The Opus concept is designed for middle-market residents, but carries a few differences from a typical middle-market community. In addition to their monthly rates, residents pay a one-time “community share” that is partially refundable when they move out. Health care costs would be shouldered by residents on an on-needed basis, and 2Life believes it can use its scale to lower pricing for those services through partnerships. Residents can also “borrow” from their future refund if they run out of funds for care.

Opus communities are planned to have units that are smaller than those found at more traditional senior living communities, with flexible community spaces instead of the typical slate of luxury-focused amenities such as a pool or spa. Care services are designed to take place in residents’ apartments as needed; and where traditional senior living uses a high-touch staffing model to offer a catered lifestyle, Opus communities are centered around resident-driven programming and volunteering.

Evergreen’s First-Of-Its-Kind Chicago Community

Care is among the hardest aspects of senior living to make affordable. But a newly opened community on Chicago’s North Side might provide a window into how that might be done.

The first residents have already moved into Ravenswood Senior Living, a senior living community from affordable senior housing developer Evergreen Real Estate Group, Synergy Construction Group and the Chicago Housing Authority. Set in a 10-story building in Chicago’s Ravenswood neighborhood are 74 one-bedroom independent living apartments for Chicago Housing Authority residents, as well as another 119 units for residents participating in the Illinois Supportive Living Program, which is an alternative to nursing home care from the Illinois Department of Healthcare and Family Services.

The community is notable as purportedly the first development of its kind in the state of Illinois, and one of the first in the country that has both independent living and supportive living services for low-income older adults under one roof. It’s also set inside of a former hospital, exemplifying another current direction of the adaptive reuse trend.

Evergreen has undertaken a number of other forward-thinking projects, such as Chicago Housing Authority-subsidized senior apartments situated above new Chicago Public Library Branches.
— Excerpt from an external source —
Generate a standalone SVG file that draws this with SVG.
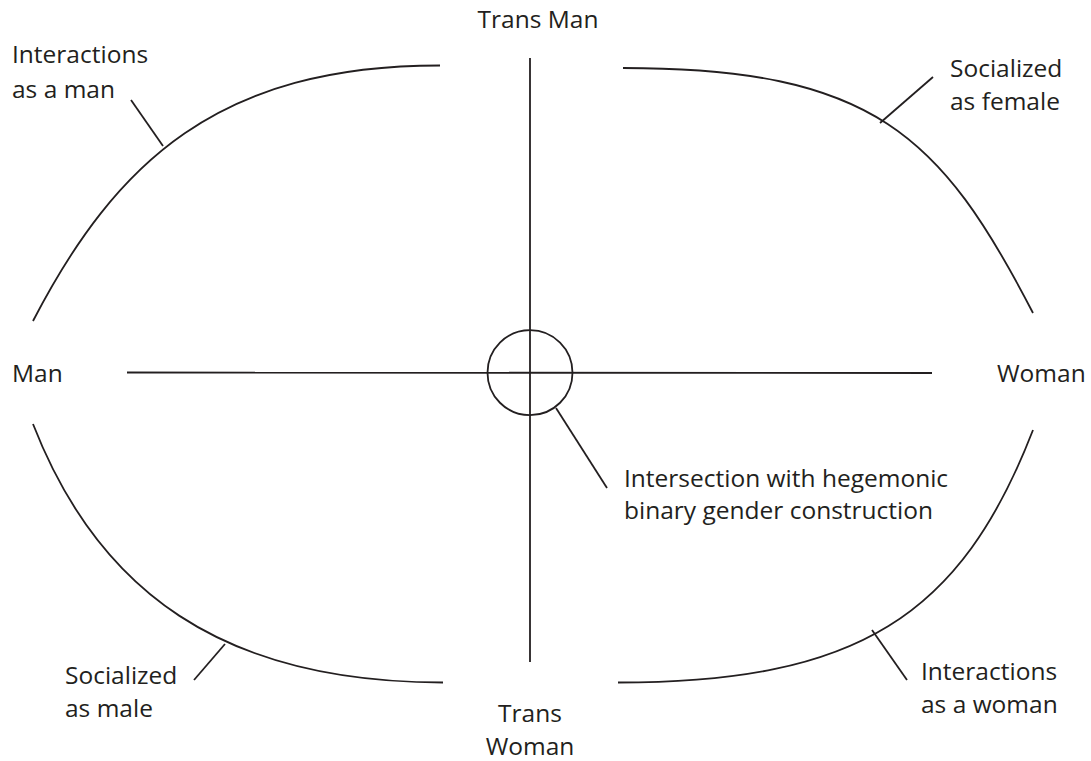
<svg xmlns="http://www.w3.org/2000/svg" width="1091" height="761" viewBox="0 0 1091 761">
<style>
.ln{fill:none;stroke:#231f20;stroke-width:1.8;stroke-linecap:butt}
.t{font-family:"Open Sans","Noto Sans","Liberation Sans",sans-serif;font-size:24.5px;fill:#231f20}
.m{text-anchor:middle}
</style>
<rect width="1091" height="761" fill="#ffffff"/>
<g id="connectors">
<path class="ln" d="M440,65.5 C219,65.5 116,161 33,321"/>
<path class="ln" d="M623,68 C873,68 941,135 1033,313"/>
<path class="ln" d="M33,424 C98,591 222,682.5 443,682.5"/>
<path class="ln" d="M1033,430 C961,616 858,682.5 618,682.5"/>
<line class="ln" x1="127" y1="372.5" x2="932" y2="373"/>
<line class="ln" x1="530" y1="58" x2="530" y2="662"/>
<line class="ln" x1="131" y1="100" x2="163" y2="146"/>
<line class="ln" x1="933" y1="77" x2="880" y2="123"/>
<line class="ln" x1="194" y1="680" x2="225" y2="644"/>
<line class="ln" x1="872" y1="630" x2="907" y2="680"/>
<line class="ln" x1="556" y1="408" x2="607" y2="488"/>
</g>
<g id="center">
<circle class="ln" cx="530" cy="372.7" r="42.5"/>
</g>
<g id="trans-man"><text class="t m" x="538" y="28">Trans Man</text></g>
<g id="trans-woman"><text class="t m" x="530" y="722">Trans</text><text class="t m" x="530" y="755">Woman</text></g>
<g id="man"><text class="t" x="12" y="382">Man</text></g>
<g id="woman"><text class="t" x="997" y="382">Woman</text></g>
<g id="interactions-man"><text class="t" x="12" y="63">Interactions</text><text class="t" x="12" y="98">as a man</text></g>
<g id="socialized-female"><text class="t" x="950" y="77">Socialized</text><text class="t" x="950" y="110">as female</text></g>
<g id="socialized-male"><text class="t" x="65" y="684">Socialized</text><text class="t" x="65" y="717">as male</text></g>
<g id="interactions-woman"><text class="t" x="921" y="680">Interactions</text><text class="t" x="921" y="713">as a woman</text></g>
<g id="intersection"><text class="t" x="624" y="487">Intersection with hegemonic</text><text class="t" x="624" y="519">binary gender construction</text></g>
</svg>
The Ravenswood project also came together thanks to a change to legislation allowing for assisted living units in mixed-use developments, a move that Evergreen had a hand in, according to director of development David Block. The company’s project in Chicago’s Ravenswood neighborhood could open the door for other similar projects in Illinois — and, it also shows how difficult it can be to push the envelope on senior living innovation.